Similar to Cathay's high-profile Economy seat launch in 2007, Air New Zealand's Spaceseat for Premium Economy was launched with a huge media campaign in 2010 highlighting the uniqueness of the new design which included couple-friendly features such as a shared dining table between each of the two centre seats. However, the seat configuration in its brand new B777-300 aircraft survived in its original form only for a few months before all aircraft were remodelled again at significant cost and permanent revenue loss. A whole row of Premium Economy seats had to be removed from each aircraft to address customer complaints about inadequate leg room.

When a cabin refurbishment programme for the older Air New Zealand long-haul fleet of B777-200 aircraft was announced, the high-profile Spaceseat was no longer part of the upgrade plans. All B777-200 aircraft will get a much more traditional seat installed in the Premium Economy cabin. The airline did not elaborate on its decision to kill this revolutionary product.

Introducing disruptive innovation to seating in long-haul Economy or even Premium Economy remains flawed with many obstacles. The enormous price sensitivity of the product means as many seats as possible need to fit into the cabin. There is naturally little physical space to work with and as such, any meaningful attempt to dramatically improve the current customer experience is heavily constrained.

Airbus recently ran an advertising campaign promoting the advantages of 18 inch minimum seat width in Economy. However, the realities in the market are rather different. While Boeing originally proposed a 3-3-3 seating layout for its best-selling Triple Seven aircraft in Economy, one of the world's largest carriers, Emirates, pushed aside the manufacturer's idea about nine-abreast seating and equipped its B777 fleet with 10-abreast seating in Economy. Following this, many other international carriers have followed Emirates' decision and also equipped their 777 fleets with 10 seats across. This clearly impacts comfort levels in the cabin: much smaller aisle space means passengers and crew frequently bump into seats, and the seats are slimmer with less width.

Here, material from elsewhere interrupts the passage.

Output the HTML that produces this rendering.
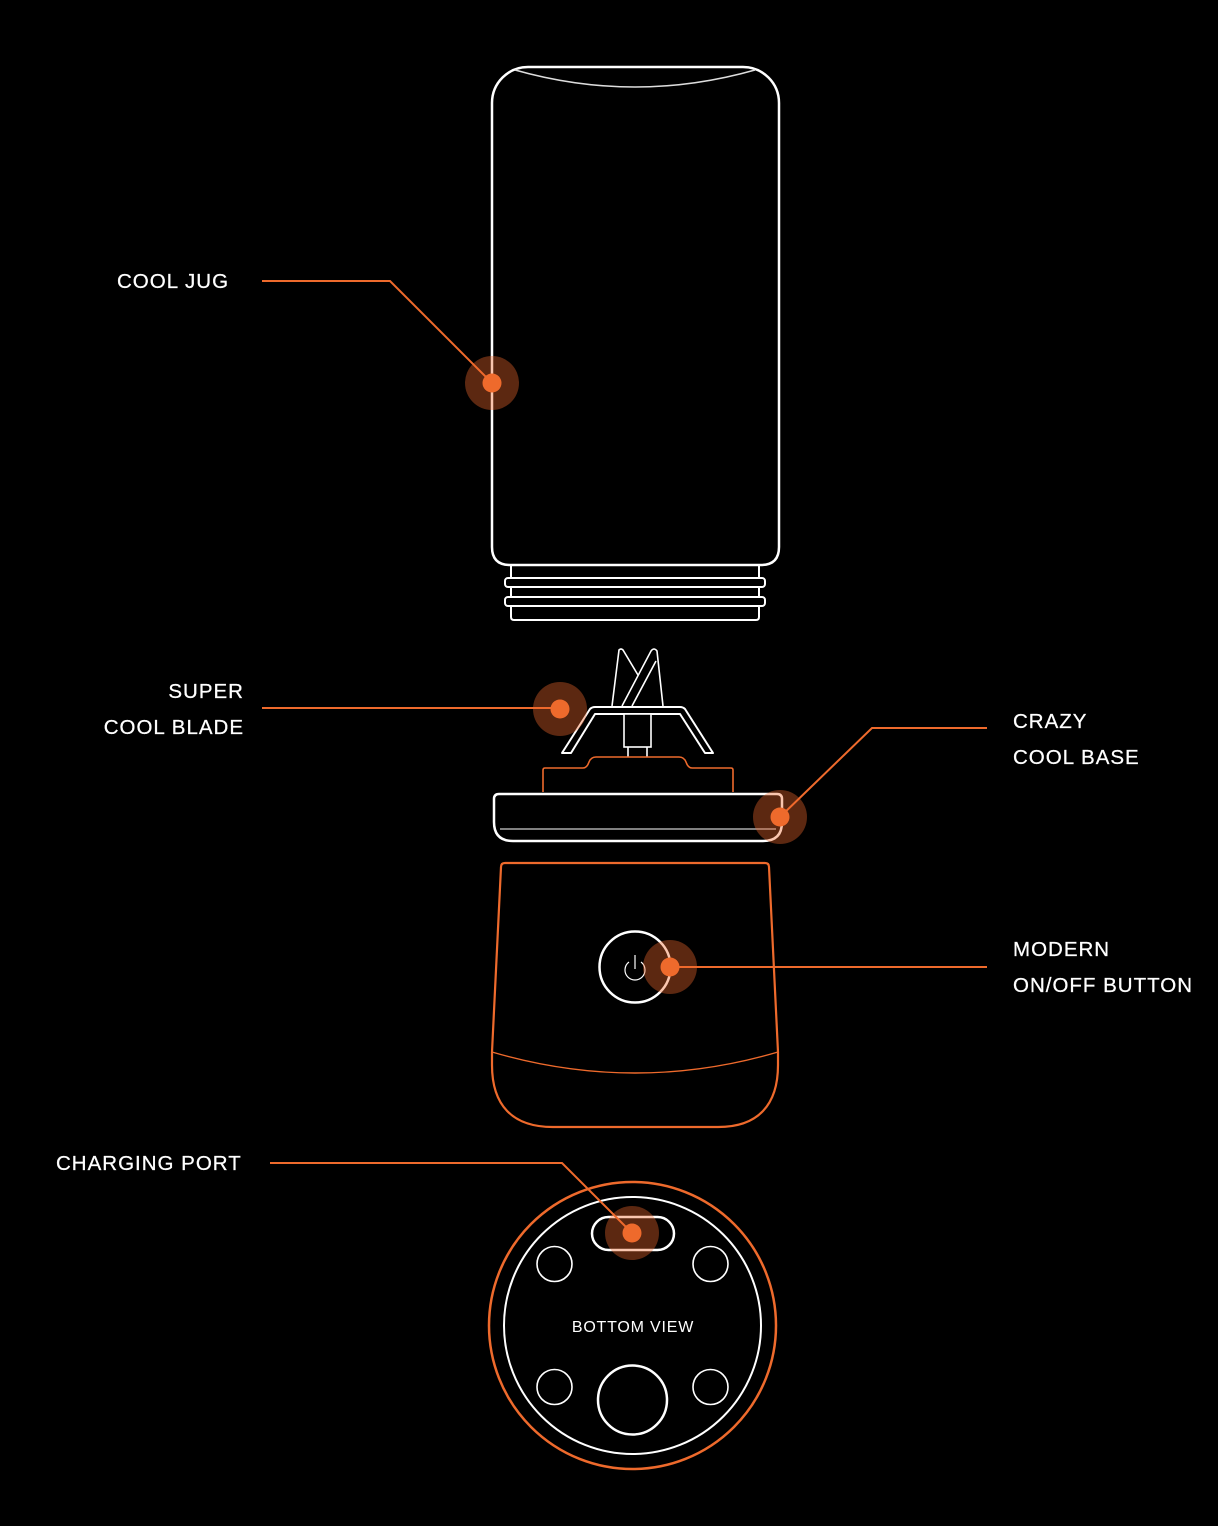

While inflight entertainment continues to become more widespread, reliable and increasingly enhanced by inflight Wi-Fi, and while significant engine noise reduction in the A380 double decker cabin and a revolutionary cabin air system on the Boeing Dreamliner make Economy travel more pleasant, the core element of long-haul Economy, the seat, remains stubbornly stuck in the past. It is everything around the seat that is changing but aside from incremental improvements to the actual seat design, there is little evidence for successful innovation on the actual seating.

In contrast, in First and Business Class seats turn into full beds, sometimes wide enough to accommodate almost two people, and occasionally fitted in private suites. It is not unusual for First or Business Class products to be revamped or replaced every three to four years on some of world's most leading airlines. But obviously the economics are slightly different: ticket revenues between £5,000 to £10,000 for a long-haul return trip in First and Business versus £500 in Economy allow continuous investment into the product.

If First or Business Class travel is not an option, here are a couple of suggestions for unusually comfortable seats in Economy.

Thai Airways from Scandinavia to Bangkok where Premium Economy travellers sleep in brand new luxury beds. How does it work? On Scandinavian routes only, Thai offers a Premium Economy cabin; a cabin that does not physically exist on any Thai aircraft. Thai sells some of the Business seats as Premium Economy.

Air New Zealand beds for two in Economy. How does it work? Two travellers buy a third seat in a specially configured Economy row of three seats on the B777-300 aircraft that can be converted into a cosy but slightly narrow couch.

If you want to experience them before they disappear - hurry!